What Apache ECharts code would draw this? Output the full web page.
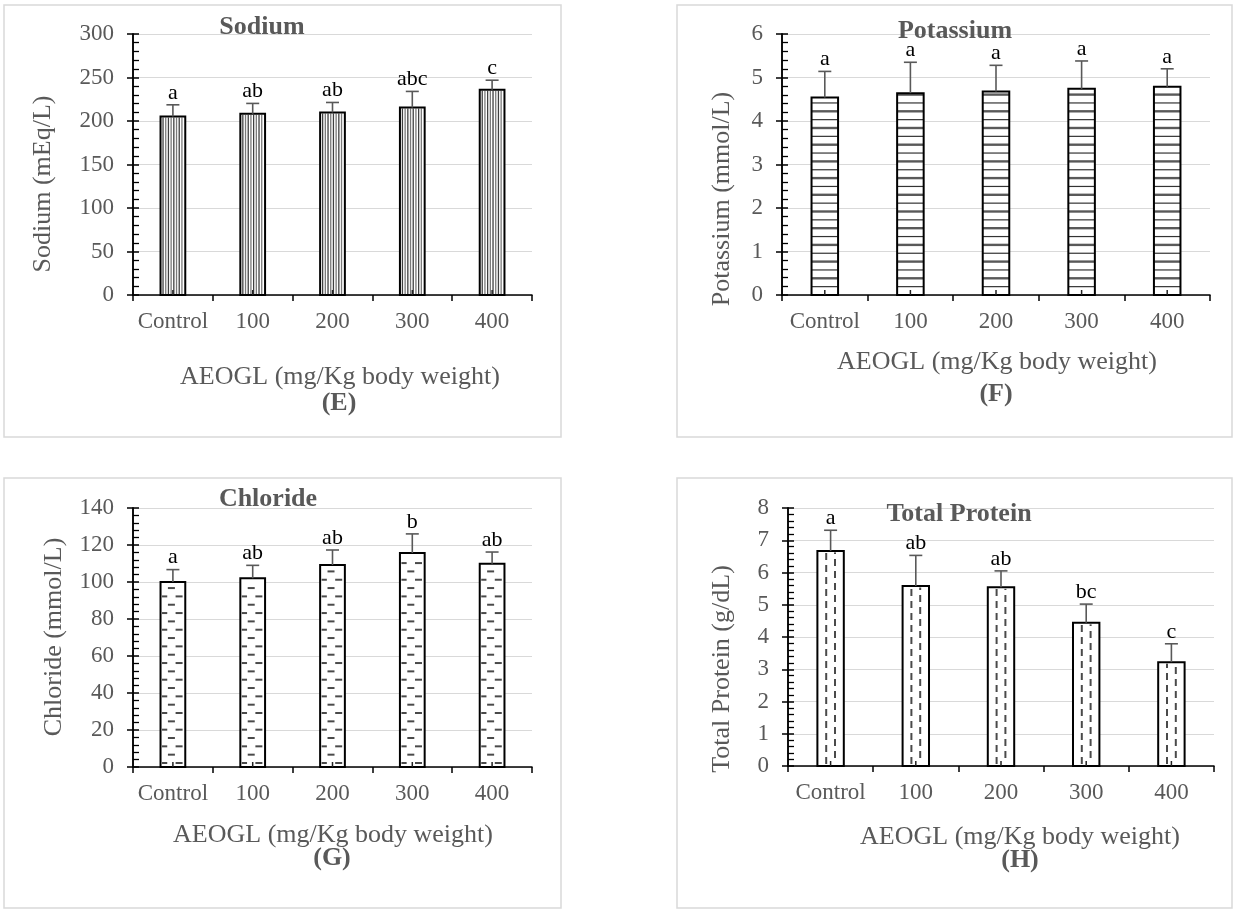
<!DOCTYPE html>
<html><head><meta charset="utf-8">
<script src="https://cdn.jsdelivr.net/npm/echarts@6/dist/echarts.min.js"></script>
<style>html,body{margin:0;padding:0;background:#fff}#c{width:1235px;height:912px}</style>
</head><body><div id="c"></div>
<script>
// ---------- data ----------
const categories = ['Control', '100', '200', '300', '400'];

const sodiumMean = [205.1, 208.2, 209.8, 215.5, 235.9];
const sodiumErr = [13.5, 12.0, 11.5, 18.5, 11.0];
const sodiumLetters = ['a', 'ab', 'ab', 'abc', 'c'];
const sodiumAxis = [0, 300, 50];

const potassiumMean = [4.54, 4.64, 4.68, 4.74, 4.79];
const potassiumErr = [0.60, 0.71, 0.60, 0.64, 0.41];
const potassiumLetters = ['a', 'a', 'a', 'a', 'a'];
const potassiumAxis = [0, 6, 1];

const chlorideMean = [100.0, 102.0, 109.2, 115.7, 109.8];
const chlorideErr = [6.7, 7.0, 8.1, 10.3, 6.4];
const chlorideLetters = ['a', 'ab', 'ab', 'b', 'ab'];
const chlorideAxis = [0, 140, 20];

const proteinMean = [6.67, 5.58, 5.54, 4.44, 3.22];
const proteinErr = [0.64, 0.95, 0.51, 0.58, 0.57];
const proteinLetters = ['a', 'ab', 'ab', 'bc', 'c'];
const proteinAxis = [0, 8, 1];

const xAxisName = 'AEOGL (mg/Kg body weight)';

// ---------- styling / layout ----------
const SERIF = '"Liberation Serif", "Times New Roman", serif';
const GRAY = '#595959';

const panels = [
  { mean: sodiumMean, err: sodiumErr, letters: sodiumLetters, axis: sodiumAxis, pattern: 'vstripe',
    grid: { left: 133, top: 34, width: 399, height: 261 },
    title: 'Sodium', titlePos: [262, 27], yName: 'Sodium (mEq/L)', yNamePos: [43, 184],
    xNamePos: [340, 377], tag: '(E)', tagPos: [339, 403], box: [4, 5, 557, 432] },
  { mean: potassiumMean, err: potassiumErr, letters: potassiumLetters, axis: potassiumAxis, pattern: 'hline',
    grid: { left: 782, top: 34, width: 428, height: 261 },
    title: 'Potassium', titlePos: [955, 31], yName: 'Potassium (mmol/L)', yNamePos: [722, 199],
    xNamePos: [997, 362], tag: '(F)', tagPos: [996, 394], box: [677, 5, 555, 432] },
  { mean: chlorideMean, err: chlorideErr, letters: chlorideLetters, axis: chlorideAxis, pattern: 'dash',
    grid: { left: 133, top: 508, width: 399, height: 259 },
    title: 'Chloride', titlePos: [268, 499], yName: 'Chloride (mmol/L)', yNamePos: [54, 637],
    xNamePos: [333, 835], tag: '(G)', tagPos: [332, 858], box: [4, 478, 557, 430] },
  { mean: proteinMean, err: proteinErr, letters: proteinLetters, axis: proteinAxis, pattern: 'vdash',
    grid: { left: 788, top: 508, width: 426, height: 258 },
    title: 'Total Protein', titlePos: [959, 514], yName: 'Total Protein (g/dL)', yNamePos: [722, 669],
    xNamePos: [1020, 837], tag: '(H)', tagPos: [1020, 860], box: [677, 478, 555, 430] }
];

function patternEls(kind, x0, x1, yt, yb) {
  const els = [];
  const w = x1 - x0;
  const line = (a, b, c, d, color, lw) => els.push({ type: 'line', shape: { x1: a, y1: b, x2: c, y2: d }, style: { stroke: color, lineWidth: lw } });
  if (kind === 'vstripe') {
    let k = 0;
    for (let x = x0 + 2.5; x < x1 - 1; x += 2.7, k++) {
      line(x, yt + 1, x, yb, k % 2 ? '#7a7a7a' : '#404040', 1.3);
    }
  } else if (kind === 'hline') {
    let k = 0;
    for (let y = yb - 8.35; y > yt + 1; y -= 8.35, k++) {
      if (k % 2) line(x0, y, x1, y, GRAY, 2.4);
      else line(x0, y, x1, y, '#333', 1.2);
    }
  } else if (kind === 'dash') {
    let k = 0;
    for (let y = yb - 4; y > yt + 2; y -= 8.33, k++) {
      const segs = (k % 2 === 0) ? [[w * 0.13, 7], [w * 0.75, 7]] : [[w * 0.44, 7]];
      segs.forEach(([c, len]) => {
        const a = Math.max(x0 + 1.5, x0 + c - len / 2), b = Math.min(x1 - 1.5, x0 + c + len / 2);
        if (b > a) line(a, y, b, y, '#4a4a4a', 2);
      });
    }
  } else if (kind === 'vdash') {
    [[w / 3, 0], [2 * w / 3, 6]].forEach(([cx, off]) => {
      for (let y = yb - 2 - off; y > yt + 1; y -= 12) {
        const y2 = Math.max(yt + 1.5, y - 7);
        line(x0 + cx, y, x0 + cx, y2, '#4a4a4a', 2);
      }
    });
  }
  return els;
}

function makeRender(kind, letters) {
  return function (params, api) {
    const i = api.value(0), v = api.value(1), e = api.value(2);
    const base = api.coord([i, 0]);
    const top = api.coord([i, v]);
    const etop = api.coord([i, v + e]);
    const band = api.size([1, 0])[0];
    const w = band * 0.31;
    const cx = base[0];
    const x0 = cx - w / 2, x1 = cx + w / 2, yb = base[1], yt = top[1];
    const children = [];
    children.push({ type: 'rect', shape: { x: x0, y: yt, width: w, height: yb - yt }, style: { fill: '#fff' } });
    patternEls(kind, x0, x1, yt, yb).forEach(el => children.push(el));
    children.push({ type: 'rect', shape: { x: x0, y: yt, width: w, height: yb - yt }, style: { fill: 'none', stroke: '#000', lineWidth: 2 } });
    children.push({ type: 'line', shape: { x1: cx, y1: yt, x2: cx, y2: etop[1] }, style: { stroke: GRAY, lineWidth: 1.6 } });
    children.push({ type: 'line', shape: { x1: cx - 6.5, y1: etop[1], x2: cx + 6.5, y2: etop[1] }, style: { stroke: GRAY, lineWidth: 1.6 } });
    children.push({ type: 'line', shape: { x1: cx, y1: yb, x2: cx, y2: yb - 5 }, style: { stroke: '#222', lineWidth: 1.5 } });
    children.push({ type: 'text', style: { text: letters[i], x: cx, y: etop[1] - 1, align: 'center', verticalAlign: 'bottom', font: '22px ' + SERIF, fill: '#000' } });
    return { type: 'group', children };
  };
}

const axisLineStyle = { color: '#000', width: 1.5 };
const option = { animation: false, backgroundColor: '#fff', grid: [], xAxis: [], yAxis: [], series: [], graphic: [] };

panels.forEach((p, g) => {
  const [mn, mx, iv] = p.axis;
  option.grid.push(Object.assign({ containLabel: false }, p.grid));
  option.xAxis.push({
    gridIndex: g, type: 'category', data: categories, boundaryGap: true,
    axisLine: { lineStyle: axisLineStyle },
    axisTick: { show: true, length: 6, interval: 0, lineStyle: axisLineStyle },
    axisLabel: { color: GRAY, fontFamily: SERIF, fontSize: 23, margin: 15, interval: 0 },
    splitLine: { show: false }
  });
  option.yAxis.push({
    gridIndex: g, type: 'value', min: mn, max: mx, interval: iv,
    axisLine: { show: true, lineStyle: axisLineStyle },
    axisTick: { show: true, length: 6, lineStyle: axisLineStyle },
    axisLabel: { color: GRAY, fontFamily: SERIF, fontSize: 23, margin: 19 },
    splitLine: { show: true, lineStyle: { color: '#d9d9d9', width: 1.2 } }
  });
  option.series.push({
    type: 'custom', xAxisIndex: g, yAxisIndex: g, z: 3,
    renderItem: makeRender(p.pattern, p.letters),
    encode: { x: 0, y: 1 },
    data: categories.map((c, i) => [i, p.mean[i], p.err[i]])
  });
});
// overlay grids for inside minor ticks
panels.forEach((p, g) => {
  const [mn, mx, iv] = p.axis;
  const gi = g + 4;
  option.grid.push(Object.assign({ containLabel: false }, p.grid));
  option.xAxis.push({ gridIndex: gi, type: 'category', data: categories, show: false });
  option.yAxis.push({
    gridIndex: gi, type: 'value', min: mn, max: mx, interval: iv,
    axisLine: { show: true, lineStyle: axisLineStyle },
    axisTick: { show: true, inside: true, length: 6, lineStyle: axisLineStyle },
    minorTick: { show: true, splitNumber: 5, length: 6, lineStyle: { color: '#000', width: 1.3 } },
    axisLabel: { show: false }, splitLine: { show: false }
  });
});

panels.forEach(p => {
  option.graphic.push({ type: 'rect', shape: { x: p.box[0], y: p.box[1], width: p.box[2], height: p.box[3] }, style: { fill: 'none', stroke: '#d9d9d9', lineWidth: 1.5 }, z: 0, silent: true });
  option.graphic.push({ type: 'text', x: p.titlePos[0], y: p.titlePos[1], style: { text: p.title, font: 'bold 26px ' + SERIF, fill: GRAY, align: 'center', verticalAlign: 'middle' }, z: 10 });
  option.graphic.push({ type: 'text', x: p.yNamePos[0], y: p.yNamePos[1], rotation: Math.PI / 2, style: { text: p.yName, font: '26px ' + SERIF, fill: GRAY, align: 'center', verticalAlign: 'middle' }, z: 10 });
  option.graphic.push({ type: 'text', x: p.xNamePos[0], y: p.xNamePos[1], style: { text: xAxisName, font: '26px ' + SERIF, fill: GRAY, align: 'center', verticalAlign: 'middle' }, z: 10 });
  option.graphic.push({ type: 'text', x: p.tagPos[0], y: p.tagPos[1], style: { text: p.tag, font: 'bold 26px ' + SERIF, fill: GRAY, align: 'center', verticalAlign: 'middle' }, z: 10 });
});

const chart = echarts.init(document.getElementById('c'), null, { renderer: 'canvas' });
chart.setOption(option);
</script>
</body></html>
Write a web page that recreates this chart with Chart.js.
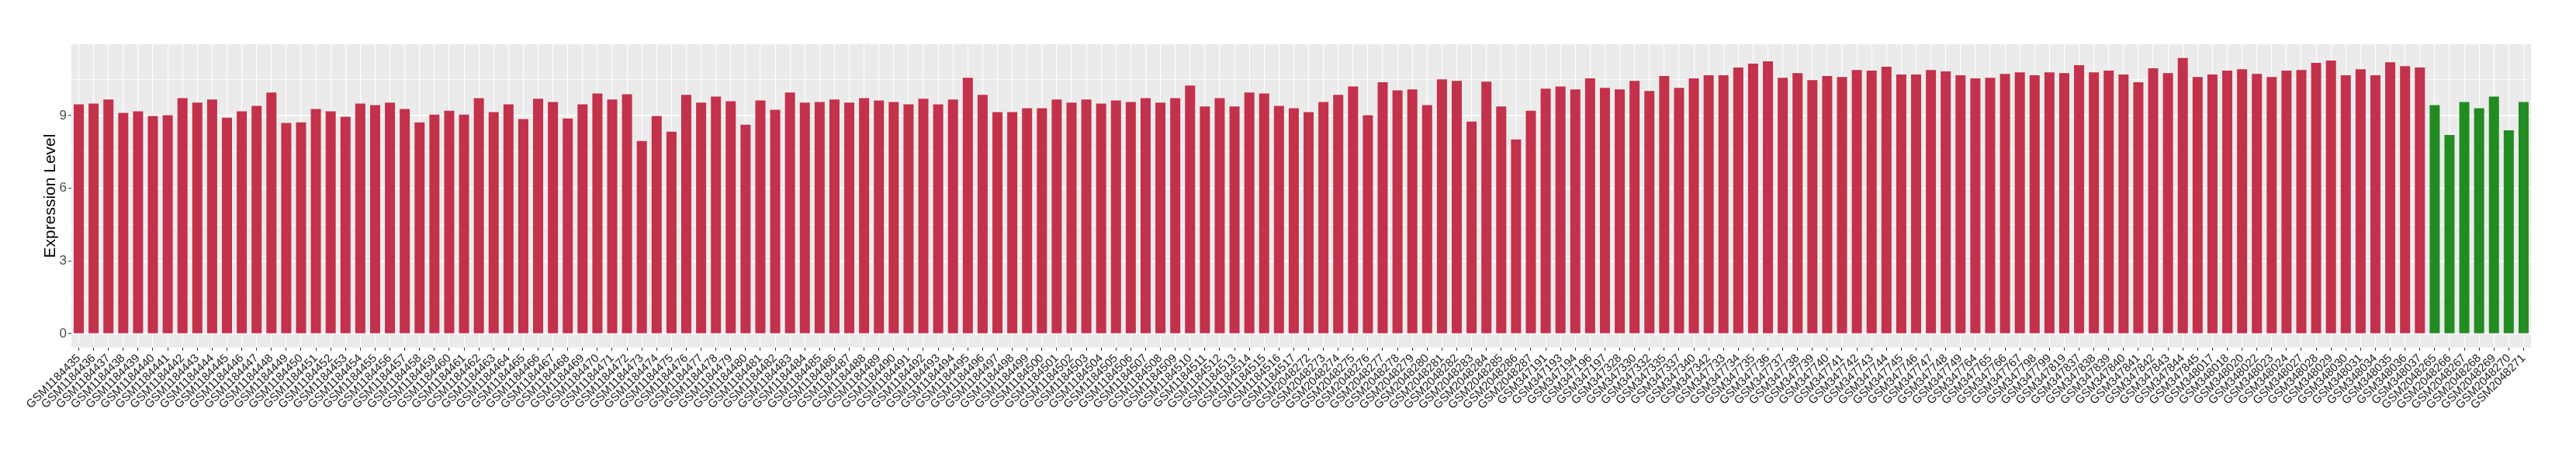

§ YOUR GOAL: Exactly reproduce the run of lines from the start of the listing through the line with "const GRAY = '#595959';", inclusive; pictures are not copied.

§ FINISHED ANSWER:
What Apache ECharts code would draw this? Output the full web page.
<!DOCTYPE html>
<html><head><meta charset="utf-8">
<script src="https://cdn.jsdelivr.net/npm/echarts@6/dist/echarts.min.js"></script>
<style>html,body{margin:0;padding:0;background:#fff}#c{width:1235px;height:912px}</style>
</head><body><div id="c"></div>
<script>
// ---------- data ----------
const categories = ['Control', '100', '200', '300', '400'];

const sodiumMean = [205.1, 208.2, 209.8, 215.5, 235.9];
const sodiumErr = [13.5, 12.0, 11.5, 18.5, 11.0];
const sodiumLetters = ['a', 'ab', 'ab', 'abc', 'c'];
const sodiumAxis = [0, 300, 50];

const potassiumMean = [4.54, 4.64, 4.68, 4.74, 4.79];
const potassiumErr = [0.60, 0.71, 0.60, 0.64, 0.41];
const potassiumLetters = ['a', 'a', 'a', 'a', 'a'];
const potassiumAxis = [0, 6, 1];

const chlorideMean = [100.0, 102.0, 109.2, 115.7, 109.8];
const chlorideErr = [6.7, 7.0, 8.1, 10.3, 6.4];
const chlorideLetters = ['a', 'ab', 'ab', 'b', 'ab'];
const chlorideAxis = [0, 140, 20];

const proteinMean = [6.67, 5.58, 5.54, 4.44, 3.22];
const proteinErr = [0.64, 0.95, 0.51, 0.58, 0.57];
const proteinLetters = ['a', 'ab', 'ab', 'bc', 'c'];
const proteinAxis = [0, 8, 1];

const xAxisName = 'AEOGL (mg/Kg body weight)';

// ---------- styling / layout ----------
const SERIF = '"Liberation Serif", "Times New Roman", serif';
const GRAY = '#595959';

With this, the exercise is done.